Nem a rara chance atual de ver o Santos ao vivo mobilizou a torcida. Por causa de tumultos provocados após a derrota por 2 a 0 para o Corinthians no último dia 21, o clube foi condenado a atuar 30 dias sem a presença de seus torcedores, mesmo em jogos fora de casa. Marcelo Mendes, advogado da agremiação no julgamento, disse “aplaudir” a decisão do STJD (Superior Tribunal de Justiça Desportiva) que definiu a sentença.

Os 11 em campo contra o Blooming tiveram sorte por a Vila estar vazia. Quase todos receberam sua parcela de vaias e xingamentos. Mesmo os que têm muito pouco a ver com a crise técnica atual, como o meia boliviano Miguelito, alvo de gritos xenófobos.

Apenas Vladimir se salvou das ofensas. As defesas do seu goleiro evitaram que o Santos fosse derrotado, um cenário comum nos últimos três anos, geralmente com João Paulo como titular.

Preocupado com o empate, Turra começou a colocar titulares em campo no segundo tempo: Soteldo, Rodrigo Fernández, Mendoza e Lucas Lima.

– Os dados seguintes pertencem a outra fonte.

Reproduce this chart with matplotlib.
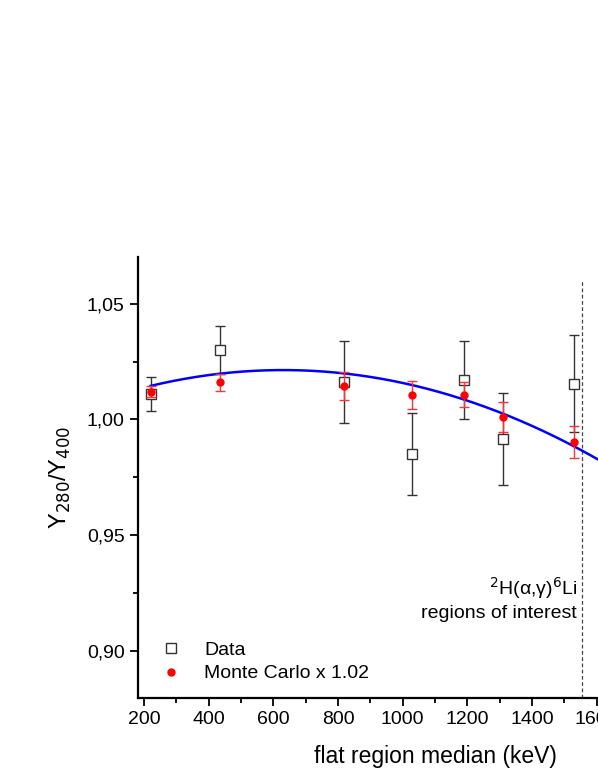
import numpy as np
import matplotlib.pyplot as plt
from matplotlib.lines import Line2D
from matplotlib.ticker import MultipleLocator, FuncFormatter

plt.rcParams['font.family'] = ['Liberation Sans', 'DejaVu Sans']

# values
energy = [220, 435, 819, 1028, 1191, 1309, 1531]
ratio_data = [1.011, 1.030, 1.016, 0.985, 1.017, 0.9915, 1.0155]
err_data = [0.0073, 0.0103, 0.0177, 0.0177, 0.017, 0.0199, 0.021]
ratio_mc = [1.012, 1.016, 1.0146, 1.0105, 1.0106, 1.001, 0.9905]
err_mc = [0.0025, 0.0037, 0.006, 0.006, 0.0054, 0.0066, 0.0069]

# quadratic fit c0 + c1*x + c2*x^2
fit_coef = [1.00519, 5.116e-5, -4.06e-8]
fit_range = [220, 2000]
roi_edge = 1555

fig = plt.figure(figsize=(5.98, 7.84), dpi=100)
ax = fig.add_axes([0.2303, 0.110, 0.9943, 0.562])

ax.errorbar(energy, ratio_data, yerr=err_data, fmt='s', ms=6.5, mfc='white',
            mec='#333333', mew=1.0, ecolor='#333333', elinewidth=1.0,
            capsize=3.5, capthick=1.0, zorder=3)

xf = np.linspace(fit_range[0], fit_range[1], 300)
yf = fit_coef[0] + fit_coef[1] * xf + fit_coef[2] * xf ** 2
ax.plot(xf, yf, color='#0000ff', lw=1.8, zorder=4)

ax.errorbar(energy, ratio_mc, yerr=err_mc, fmt='o', ms=5, mfc='red',
            mec='red', ecolor='#ff3333', elinewidth=1.0, capsize=3.5,
            capthick=1.0, zorder=5)

ax.plot([roi_edge, roi_edge], [0.88, 1.06], color='#444444', lw=0.9,
        ls=(0, (3, 2)), zorder=2)

ax.text(1540, 0.9245, '$^{2}$H(\u03b1,\u03b3)$^{6}$Li', ha='right',
        va='baseline', fontsize=14)
ax.text(1540, 0.9145, 'regions of interest', ha='right', va='baseline',
        fontsize=14)

ax.set_xlim(180, 2020)
ax.set_ylim(0.88, 1.07)
ax.xaxis.set_major_locator(MultipleLocator(200))
ax.xaxis.set_minor_locator(MultipleLocator(100))
ax.yaxis.set_major_locator(MultipleLocator(0.05))
ax.yaxis.set_minor_locator(MultipleLocator(0.025))
ax.yaxis.set_major_formatter(FuncFormatter(lambda v, p: f'{v:.2f}'.replace('.', ',')))

for s in ['top', 'right']:
    ax.spines[s].set_visible(False)
for s in ['left', 'bottom']:
    ax.spines[s].set_linewidth(1.6)
ax.tick_params(which='major', direction='out', length=6, width=1.3, labelsize=14)
ax.tick_params(which='minor', direction='out', length=3.5, width=1.3)

ax.set_xlabel('flat region median (keV)', fontsize=16.5, labelpad=12)
ax.set_ylabel(r'Y$_{280}$/Y$_{400}$', fontsize=17, labelpad=10)

handles = [
    Line2D([], [], ls='none', marker='s', ms=6.5, mfc='white', mec='#333333', mew=1.0),
    Line2D([], [], ls='none', marker='o', ms=5, mfc='red', mec='red'),
]
ax.legend(handles, ['Data', 'Monte Carlo x 1.02'], loc='lower left',
          bbox_to_anchor=(0.01, -0.005), frameon=False, fontsize=14,
          handlelength=1.0, handletextpad=1.2, labelspacing=0.3)

fig.savefig('out.png', dpi=100)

Este último foi quem teve a oportunidade de acabar com o jejum de vitórias e dar um começo positivo para o novo treinador, apesar do jogo insignificante para a tabela. Ele chutou na trave pênalti no derradeiro lance.

“A gente precisa é apoiar as meninas, não esses aí”, queixou-se, para um policial militar, torcedor que estava ao lado da grade de ferro atrás de um dos gols. O PM nada respondeu.

A equipe feminina está na semifinal do Brasileiro. Vai enfrentar o Corinthians em 26 de agosto, depois que a punição imposta pelo STJD tiver acabado.

A cobrança perdida por Lucas Lima foi a pá de cal. Calada, assim como entrou, a Torcida Jovem se levantou e foi embora, sem sequer vaiar.

Pior até do que a indignação é a indiferença.